On April 20 the Yankees’ most hated rivals, the Boston Red Sox, honored Fenway Park; their home that turned 100 years old. Red Sox Nation could only hope a nice ceremony and a champagne toast would be followed by a Red Sox win over the Yankees.

No such luck.

The Yankees beat the Red Sox quite decisively, 6-2, ruining their centennial celebration.

And it only got sweeter the next day.

Boston rebounded from the loss with a bang, touching up the Yanks for nine runs through the first six innings. Leading 9-1 in the seventh, the Red Sox had seemingly answered their loss with a win, but things are rarely what they seem in Beantown. The Yanks came back with a vengeance; plating seven runs in the seventh and adding another seven in the eighth, clawing their way back for a huge, 15-9 win over Boston.

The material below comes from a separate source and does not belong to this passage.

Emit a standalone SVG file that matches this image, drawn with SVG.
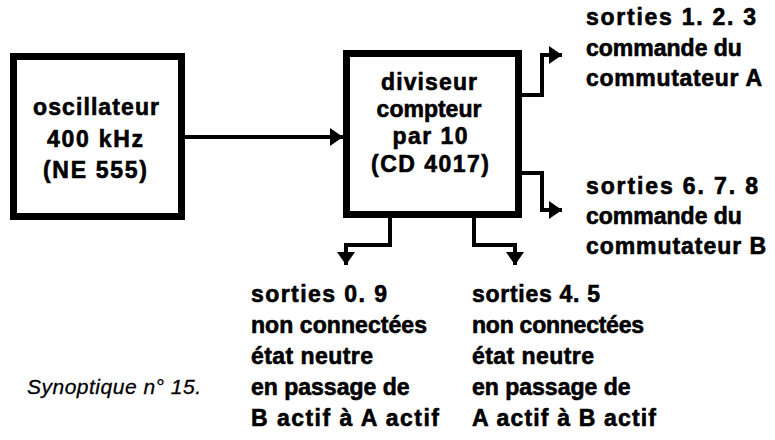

Without question those two losses took a lot of air out of Red Sox Nation, and the BoSox went on to have one of their worst seasons since the 1970s.

8. A YES contribution

On June 8 the Yankees absolutely clobbered the Mets, beating their inferior cross-town rivals, 9-1. Robinson Cano led the way with two homers off Mets’ ace Johan Santana, and Nick Swisher and Andruw Jones followed with homers of their own.

As a matter of fact, the Yanks smacked three consecutive homers that night.

During the game, I submitted a tweet to the YES Network, and they used it on their “Extra Innings” postgame show – marking the third time they have used my insight on TV.

Hosts Jack Curry and Bob Lorenz even agreed with my comment.

More YES Network action to come later.

7. A win over Atlanta

There’s nothing like going out to your first game of the season. It took me a couple months, considering covering Minor League Baseball basically consumed my summer, but on June 18 (three days after my birthday!) I finally got out to the big ballpark in the Bronx.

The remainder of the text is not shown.